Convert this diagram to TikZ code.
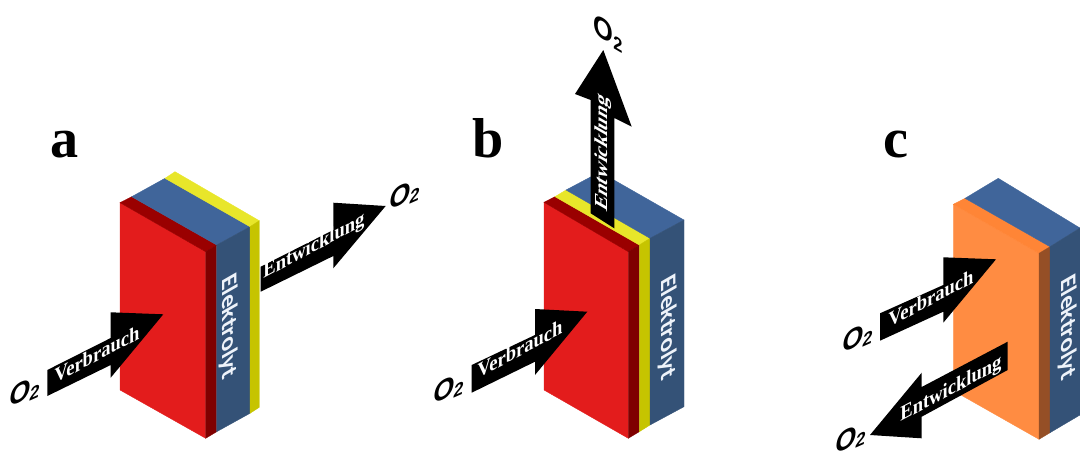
\documentclass[tikz,border=0pt]{standalone}
\usepackage{fontspec}
\usepackage{xcolor}
\usepackage{tikz}
\setmainfont{Liberation Serif}
\newfontfamily\gasfont{Liberation Sans}
\newfontfamily\elyfont{Carlito}
\definecolor{cellred}{HTML}{E31C1C}
\definecolor{cellredtop}{HTML}{9A0000}
\definecolor{cellredside}{HTML}{7F0000}
\definecolor{cellblue}{HTML}{40659A}
\definecolor{cellblueside}{HTML}{345277}
\definecolor{cellyellow}{HTML}{E8E62A}
\definecolor{cellyellowside}{HTML}{C6C400}
\definecolor{cellorange}{HTML}{FF8C42}
\definecolor{cellorangetop}{HTML}{FF8536}
\definecolor{cellorangeside}{HTML}{954F26}
\definecolor{elytext}{HTML}{EEF3FA}

\begin{document}
\begin{tikzpicture}[
  x=0.02cm,y=-0.02cm,
  face/.style={fill=#1,draw=#1,line width=0.2pt},
  panel/.style={font=\fontsize{32}{32}\selectfont\bfseries,inner sep=0pt,anchor=base},
  flowarrow/.style={fill=black},
  flowtext/.style={text=white,font=\fontsize{12}{13}\selectfont\bfseries,inner sep=0pt,transform shape},
  gas/.style={font=\gasfont\fontsize{17}{17}\selectfont\bfseries,inner sep=0pt,transform shape},
  ely/.style={text=elytext,font=\elyfont\fontsize{14.5}{15}\selectfont\bfseries,inner sep=0pt,transform shape}
]
  \clip (0,0) rectangle (1080,454);

  % a
  \fill[face=cellred] (120,202.7) -- (205.7,251.7) -- (205.7,438.3) -- (120,390) -- cycle;
  \fill[face=cellredtop] (120,202.7) -- (131.7,196.7) -- (216.7,245) -- (205.7,251.7) -- cycle;
  \fill[face=cellredside] (205.7,251.7) -- (216.7,245) -- (216.7,431.7) -- (205.7,438.3) -- cycle;
  \fill[face=cellblue] (131.7,196.7) -- (165,178.3) -- (250,226.7) -- (216.7,245) -- cycle;
  \fill[face=cellblueside] (216.7,245) -- (250,226.7) -- (250,413.3) -- (216.7,431.7) -- cycle;
  \fill[face=cellyellow] (165,178.3) -- (175,171.7) -- (259.3,220.7) -- (250,226.7) -- cycle;
  \fill[face=cellyellowside] (250,226.7) -- (259.3,220.7) -- (259.3,407.3) -- (250,413.3) -- cycle;
  \fill[flowarrow] (47.3,370) -- (110.7,338) -- (110.7,312.3) -- (163.3,314.3) -- (110.7,377.7) -- (110.7,365) -- (47.3,396) -- cycle;
  \fill[flowarrow] (260.7,266.7) -- (333.3,230) -- (333.3,202.7) -- (385.7,206) -- (333.3,268.3) -- (333.3,256) -- (260.7,291.7) -- cycle;
  \node[panel] (labela) at (65,157) {a};
  \node[ely,cm={0,-1,0.87,0.5,(229,327)}] (elya) at (0,0) {Elektrolyt};
  \node[flowtext,cm={0.88,0.47,0,1,(97,354)}] (verba) at (0,0) {Verbrauch};
  \node[flowtext,cm={0.88,0.47,0,1,(314,247)}] (entwa) at (0,0) {Entwicklung};
  \node[gas,cm={0.9,0.4,0.15,1,(25,392)}] (gasa) at (0,0) {O\raisebox{-2pt}{\fontsize{11}{11}\selectfont 2}};
  \node[gas,cm={0.9,0.4,0.15,1,(405,195)}] (gasaa) at (0,0) {O\raisebox{-2pt}{\fontsize{11}{11}\selectfont 2}};

  % b
  \fill[face=cellred] (544,202.3) -- (628.3,251.7) -- (628.3,438.3) -- (544,390) -- cycle;
  \fill[face=cellredtop] (544,202.3) -- (555,196.7) -- (639.3,245) -- (628.3,251.7) -- cycle;
  \fill[face=cellredside] (628.3,251.7) -- (639.3,245) -- (639.3,431.7) -- (628.3,438.3) -- cycle;
  \fill[face=cellyellow] (555,196.7) -- (566,190) -- (650,238.3) -- (639.3,245) -- cycle;
  \fill[face=cellyellowside] (639.3,245) -- (650,238.3) -- (650,425) -- (639.3,431.7) -- cycle;
  \fill[face=cellblue] (566,190) -- (600,172) -- (684,220) -- (650,238.3) -- cycle;
  \fill[face=cellblueside] (650,238.3) -- (684,220) -- (684,406.7) -- (650,425) -- cycle;
  \fill[flowarrow] (590.7,213.3) -- (590.7,100) -- (575,94) -- (603.3,50) -- (631.7,126.7) -- (614.3,118) -- (614.3,228.3) -- cycle;
  \fill[flowarrow] (471.7,365) -- (535,335) -- (535,309) -- (587.3,311.7) -- (535,375) -- (535,361.7) -- (471.7,392.7) -- cycle;
  \node[panel] (labelb) at (488,157) {b};
  \node[ely,cm={0,-1,0.87,0.5,(668,328)}] (elyb) at (0,0) {Elektrolyt};
  \node[flowtext,cm={0,1,-0.87,0.5,(603,153)}] (entwb) at (0,0) {Entwicklung};
  \node[flowtext,cm={0.88,0.47,0,1,(520,349)}] (verbb) at (0,0) {Verbrauch};
  \node[gas,cm={0.9,0.4,0.15,1,(449,389)}] (gasb) at (0,0) {O\raisebox{-2pt}{\fontsize{11}{11}\selectfont 2}};
  \node[gas,cm={0.85,-0.5,0,1,(608,33)}] (gasbb) at (0,0) {O\raisebox{-2pt}{\fontsize{11}{11}\selectfont 2}};

  % c
  \fill[face=cellorange] (953.3,204.3) -- (1039,253.3) -- (1039,439.3) -- (953.3,390.7) -- cycle;
  \fill[face=cellorangetop] (953.3,204.3) -- (965,198.3) -- (1050,246.7) -- (1039,253.3) -- cycle;
  \fill[face=cellorangeside] (1039,253.3) -- (1050,246.7) -- (1050,432.7) -- (1039,439.3) -- cycle;
  \fill[face=cellblue] (965,198.3) -- (998.3,178.3) -- (1080,228) -- (1050,246.7) -- cycle;
  \fill[face=cellblueside] (1050,246.7) -- (1080,228) -- (1080,415) -- (1050,432.7) -- cycle;
  \fill[flowarrow] (880,313.3) -- (943.3,285) -- (943.3,257.3) -- (996,259.3) -- (943.3,322.7) -- (943.3,311.7) -- (880,340.7) -- cycle;
  \fill[flowarrow] (1007.7,341.7) -- (921.7,387) -- (921.7,372.7) -- (870,435) -- (921.7,438.3) -- (921.7,416.7) -- (1007.7,370) -- cycle;
  \node[panel] (labelc) at (896,157) {c};
  \node[ely,cm={0,-1,0.87,0.5,(1068,328)}] (elyc) at (0,0) {Elektrolyt};
  \node[flowtext,cm={0.88,0.47,0,1,(931,298)}] (verbc) at (0,0) {Verbrauch};
  \node[flowtext,cm={0.88,0.47,0,1,(951,390)}] (entwc) at (0,0) {Entwicklung};
  \node[gas,cm={0.9,0.4,0.15,1,(858,338)}] (gasc) at (0,0) {O\raisebox{-2pt}{\fontsize{11}{11}\selectfont 2}};
  \node[gas,cm={0.9,0.4,0.15,1,(851,439)}] (gascc) at (0,0) {O\raisebox{-2pt}{\fontsize{11}{11}\selectfont 2}};
\end{tikzpicture}
\end{document}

▶ **Requirements**
Return to the listing above and set it down exactly, leaving out its pictures.

▶ **Exercise answer**
Convert this diagram to TikZ code.
\documentclass[tikz,border=0pt]{standalone}
\usepackage{fontspec}
\usepackage{xcolor}
\usepackage{tikz}
\setmainfont{Liberation Serif}
\newfontfamily\gasfont{Liberation Sans}
\newfontfamily\elyfont{Carlito}
\definecolor{cellred}{HTML}{E31C1C}
\definecolor{cellredtop}{HTML}{9A0000}
\definecolor{cellredside}{HTML}{7F0000}
\definecolor{cellblue}{HTML}{40659A}
\definecolor{cellblueside}{HTML}{345277}
\definecolor{cellyellow}{HTML}{E8E62A}
\definecolor{cellyellowside}{HTML}{C6C400}
\definecolor{cellorange}{HTML}{FF8C42}
\definecolor{cellorangetop}{HTML}{FF8536}
\definecolor{cellorangeside}{HTML}{954F26}
\definecolor{elytext}{HTML}{EEF3FA}

\begin{document}
\begin{tikzpicture}[
  x=0.02cm,y=-0.02cm,
  face/.style={fill=#1,draw=#1,line width=0.2pt},
  panel/.style={font=\fontsize{32}{32}\selectfont\bfseries,inner sep=0pt,anchor=base},
  flowarrow/.style={fill=black},
  flowtext/.style={text=white,font=\fontsize{12}{13}\selectfont\bfseries,inner sep=0pt,transform shape},
  gas/.style={font=\gasfont\fontsize{17}{17}\selectfont\bfseries,inner sep=0pt,transform shape},
  ely/.style={text=elytext,font=\elyfont\fontsize{14.5}{15}\selectfont\bfseries,inner sep=0pt,transform shape}
]
  \clip (0,0) rectangle (1080,454);

  % a
  \fill[face=cellred] (120,202.7) -- (205.7,251.7) -- (205.7,438.3) -- (120,390) -- cycle;
  \fill[face=cellredtop] (120,202.7) -- (131.7,196.7) -- (216.7,245) -- (205.7,251.7) -- cycle;
  \fill[face=cellredside] (205.7,251.7) -- (216.7,245) -- (216.7,431.7) -- (205.7,438.3) -- cycle;
  \fill[face=cellblue] (131.7,196.7) -- (165,178.3) -- (250,226.7) -- (216.7,245) -- cycle;
  \fill[face=cellblueside] (216.7,245) -- (250,226.7) -- (250,413.3) -- (216.7,431.7) -- cycle;
  \fill[face=cellyellow] (165,178.3) -- (175,171.7) -- (259.3,220.7) -- (250,226.7) -- cycle;
  \fill[face=cellyellowside] (250,226.7) -- (259.3,220.7) -- (259.3,407.3) -- (250,413.3) -- cycle;
  \fill[flowarrow] (47.3,370) -- (110.7,338) -- (110.7,312.3) -- (163.3,314.3) -- (110.7,377.7) -- (110.7,365) -- (47.3,396) -- cycle;
  \fill[flowarrow] (260.7,266.7) -- (333.3,230) -- (333.3,202.7) -- (385.7,206) -- (333.3,268.3) -- (333.3,256) -- (260.7,291.7) -- cycle;
  \node[panel] (labela) at (65,157) {a};
  \node[ely,cm={0,-1,0.87,0.5,(229,327)}] (elya) at (0,0) {Elektrolyt};
  \node[flowtext,cm={0.88,0.47,0,1,(97,354)}] (verba) at (0,0) {Verbrauch};
  \node[flowtext,cm={0.88,0.47,0,1,(314,247)}] (entwa) at (0,0) {Entwicklung};
  \node[gas,cm={0.9,0.4,0.15,1,(25,392)}] (gasa) at (0,0) {O\raisebox{-2pt}{\fontsize{11}{11}\selectfont 2}};
  \node[gas,cm={0.9,0.4,0.15,1,(405,195)}] (gasaa) at (0,0) {O\raisebox{-2pt}{\fontsize{11}{11}\selectfont 2}};

  % b
  \fill[face=cellred] (544,202.3) -- (628.3,251.7) -- (628.3,438.3) -- (544,390) -- cycle;
  \fill[face=cellredtop] (544,202.3) -- (555,196.7) -- (639.3,245) -- (628.3,251.7) -- cycle;
  \fill[face=cellredside] (628.3,251.7) -- (639.3,245) -- (639.3,431.7) -- (628.3,438.3) -- cycle;
  \fill[face=cellyellow] (555,196.7) -- (566,190) -- (650,238.3) -- (639.3,245) -- cycle;
  \fill[face=cellyellowside] (639.3,245) -- (650,238.3) -- (650,425) -- (639.3,431.7) -- cycle;
  \fill[face=cellblue] (566,190) -- (600,172) -- (684,220) -- (650,238.3) -- cycle;
  \fill[face=cellblueside] (650,238.3) -- (684,220) -- (684,406.7) -- (650,425) -- cycle;
  \fill[flowarrow] (590.7,213.3) -- (590.7,100) -- (575,94) -- (603.3,50) -- (631.7,126.7) -- (614.3,118) -- (614.3,228.3) -- cycle;
  \fill[flowarrow] (471.7,365) -- (535,335) -- (535,309) -- (587.3,311.7) -- (535,375) -- (535,361.7) -- (471.7,392.7) -- cycle;
  \node[panel] (labelb) at (488,157) {b};
  \node[ely,cm={0,-1,0.87,0.5,(668,328)}] (elyb) at (0,0) {Elektrolyt};
  \node[flowtext,cm={0,1,-0.87,0.5,(603,153)}] (entwb) at (0,0) {Entwicklung};
  \node[flowtext,cm={0.88,0.47,0,1,(520,349)}] (verbb) at (0,0) {Verbrauch};
  \node[gas,cm={0.9,0.4,0.15,1,(449,389)}] (gasb) at (0,0) {O\raisebox{-2pt}{\fontsize{11}{11}\selectfont 2}};
  \node[gas,cm={0.85,-0.5,0,1,(608,33)}] (gasbb) at (0,0) {O\raisebox{-2pt}{\fontsize{11}{11}\selectfont 2}};

  % c
  \fill[face=cellorange] (953.3,204.3) -- (1039,253.3) -- (1039,439.3) -- (953.3,390.7) -- cycle;
  \fill[face=cellorangetop] (953.3,204.3) -- (965,198.3) -- (1050,246.7) -- (1039,253.3) -- cycle;
  \fill[face=cellorangeside] (1039,253.3) -- (1050,246.7) -- (1050,432.7) -- (1039,439.3) -- cycle;
  \fill[face=cellblue] (965,198.3) -- (998.3,178.3) -- (1080,228) -- (1050,246.7) -- cycle;
  \fill[face=cellblueside] (1050,246.7) -- (1080,228) -- (1080,415) -- (1050,432.7) -- cycle;
  \fill[flowarrow] (880,313.3) -- (943.3,285) -- (943.3,257.3) -- (996,259.3) -- (943.3,322.7) -- (943.3,311.7) -- (880,340.7) -- cycle;
  \fill[flowarrow] (1007.7,341.7) -- (921.7,387) -- (921.7,372.7) -- (870,435) -- (921.7,438.3) -- (921.7,416.7) -- (1007.7,370) -- cycle;
  \node[panel] (labelc) at (896,157) {c};
  \node[ely,cm={0,-1,0.87,0.5,(1068,328)}] (elyc) at (0,0) {Elektrolyt};
  \node[flowtext,cm={0.88,0.47,0,1,(931,298)}] (verbc) at (0,0) {Verbrauch};
  \node[flowtext,cm={0.88,0.47,0,1,(951,390)}] (entwc) at (0,0) {Entwicklung};
  \node[gas,cm={0.9,0.4,0.15,1,(858,338)}] (gasc) at (0,0) {O\raisebox{-2pt}{\fontsize{11}{11}\selectfont 2}};
  \node[gas,cm={0.9,0.4,0.15,1,(851,439)}] (gascc) at (0,0) {O\raisebox{-2pt}{\fontsize{11}{11}\selectfont 2}};
\end{tikzpicture}
\end{document}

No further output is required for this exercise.